By Chris Leung | 2012-12-14 | NEWSPAPER EDITION
HISTORICAL evidence suggests the use of industrial, trade and technology policies was pivotal for successful transformations from middle-income economies to high-income economies. Notable successful examples include the computer and Internet industry in the US, the aerospace and aircraft industry in Europe, and the paper and pulp and metalworking industries in Finland.
The difficulty is that there is no recipe or standard formula for cherry-picking the next winning industries. However, there are some general rules of thumb suggested by a World Bank study, co-authored by Justin Lin and Celestin Monga.
A country should identify its comparative advantages based on existing and evolving endowments and then follow them in each subsequent stage of development.
South Korea is a particularly good example of such a strategy. Early in South Korea's growth period, domestic manufacturers there concentrated mostly on labor-intensive imported-parts assembling - which was in line with their comparative advantage at the time.

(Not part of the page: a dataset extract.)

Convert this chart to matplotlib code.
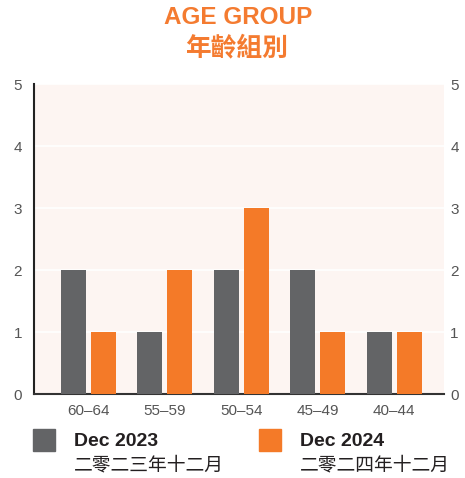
import matplotlib
matplotlib.use("Agg")
import matplotlib.pyplot as plt
import numpy as np
from matplotlib.patches import Rectangle

# Age groups and member counts per snapshot
age_groups = ["60–64", "55–59", "50–54", "45–49", "40–44"]
dec_2023 = [2, 1, 2, 2, 1]
dec_2024 = [1, 2, 3, 1, 1]
y_ticks = [0, 1, 2, 3, 4, 5]

GREY = "#636466"
ORANGE = "#F47A28"
TITLE_ORANGE = "#F47B30"
BG = "#FDF5F2"
TEXT = "#231F20"
TICK = "#555555"
FONTS = ["Liberation Sans", "Noto Sans CJK TC", "DejaVu Sans"]
CJK = ["Noto Sans CJK TC", "DejaVu Sans"]

plt.rcParams["font.family"] = FONTS

fig = plt.figure(figsize=(4.65, 4.78), dpi=100)
ax = fig.add_axes([34 / 465, 1 - 394 / 478, 410 / 465, 310 / 478])
ax.set_facecolor(BG)

x = np.arange(len(age_groups))
w = 0.33
off = 0.196
ax.bar(x - off, dec_2023, width=w, color=GREY, zorder=3)
ax.bar(x + off, dec_2024, width=w, color=ORANGE, zorder=3)

ax.set_xlim(-0.71, 4.65)
ax.set_ylim(0, 5)
ax.set_yticks(y_ticks)
ax.yaxis.grid(True, color="white", linewidth=1.2, zorder=1)
ax.set_xticks(x)
ax.set_xticklabels(age_groups, fontsize=11, color=TICK)
ax.tick_params(axis="x", length=0, pad=7)
ax.tick_params(axis="y", which="both", length=0, labelsize=11, labelcolor=TICK,
               labelright=True)
# left and right labels sit at different distances from the frame
for t in ax.yaxis.get_major_ticks():
    t.set_pad(8.5)
    t.label2.set_transform(t.label2.get_transform()
                           + matplotlib.transforms.ScaledTranslation(-4 / 72, 0, fig.dpi_scale_trans))

for side in ("top", "right"):
    ax.spines[side].set_visible(False)
ax.spines["left"].set_color("#222222")
ax.spines["left"].set_linewidth(1.5)
ax.spines["bottom"].set_color("#333333")
ax.spines["bottom"].set_linewidth(1.5)

# Title
fig.text(238 / 465, 1 - 17 / 478, "AGE GROUP", ha="center", va="center",
         fontsize=17.5, fontweight="bold", color=TITLE_ORANGE)
fig.text(237 / 465, 1 - 48 / 478, "年齡組別", ha="center", va="center",
         fontsize=18.5, fontweight="bold", color=TITLE_ORANGE, family=CJK)

# Legend
legend_items = [
    (33, GREY, "Dec 2023", "二零二三年十二月"),
    (259, ORANGE, "Dec 2024", "二零二四年十二月"),
]
for lx, col, en, zh in legend_items:
    fig.add_artist(Rectangle((lx / 465, 1 - 451 / 478), 22 / 465, 22 / 478,
                             transform=fig.transFigure, color=col))
    fig.text((lx + 41) / 465, 1 - 441 / 478, en, ha="left", va="center",
             fontsize=14, fontweight="bold", color=TEXT)
    fig.text((lx + 41) / 465, 1 - 465 / 478, zh, ha="left", va="center",
             fontsize=13.5, color=TEXT, family=CJK)

fig.savefig("out.png", dpi=100)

Countries and regions should target mature industries that are not too far advanced, compared with their own levels of per-capita income. On average, a catching-up country or region should target mature industries about 100 percent higher than their own level of per-capita income, measured in purchasing power parity terms.
Indeed, South Korea adopted industrial policies back in the 1960s and 70s by targeting industries in Japan instead of the US because its per capita incomes were about 35 percent of Japan's and only about 10 percent of that in the US. Based on this guideline, China should target mature industries in countries that are about twice its size in terms of per-capita GDP, measured in purchasing power parity terms.
Specific industrial policy can then be formulated once the targets are identified. The government should provide information, coordination and external compensation during the process of industrial upgrading and diversification. The goal is to assist targeted industries to quickly become competitive, domestically and globally. It happens that seven priority industries were highlighted in China's 12th Five-Year Plan (2011-15). By comparison, China did not target any specific industry for development in the 11th Five-Year Plan.
We cannot ascertain if policymakers drew up this list after a stringent evaluation of China's latent and evolving comparative advantages.
To the best of our knowledge, there is currently a lack of accessible data on China's productivity and unit labor costs, which are often deduced based on employment figures and wage data and give only a close approximation in the strictest definition of productivity.
In South Korea, the Korea Productivity Center provides quarterly data on unit labor costs across different industries.
High frequency data on labor productivity are also readily available for countries like US and Japan. This is an area that China must work on as soon as possible. It will be of immense value for long term strategic planning.
Still, we are able to make some inferences. Broadly speaking, the seven industries are all high-tech industries requiring innovation and knowledge input, or human capital.
The World Economic Forum produces an annual report showing different countries' innovation rankings. China is 20 places behind South Korea for quality of scientific institutions and 23 places behind for availability of scientists and engineers.
On both counts, its rankings have slipped by many places in the latest report. This implicitly means other countries are catching up because competitiveness is a relative concept.
The lesson is that more concrete steps must be taken to improve the quality of scientific institutions and universities. Meanwhile, the private sector should be encouraged, by direct subsidies if possible, to spend more on research and development.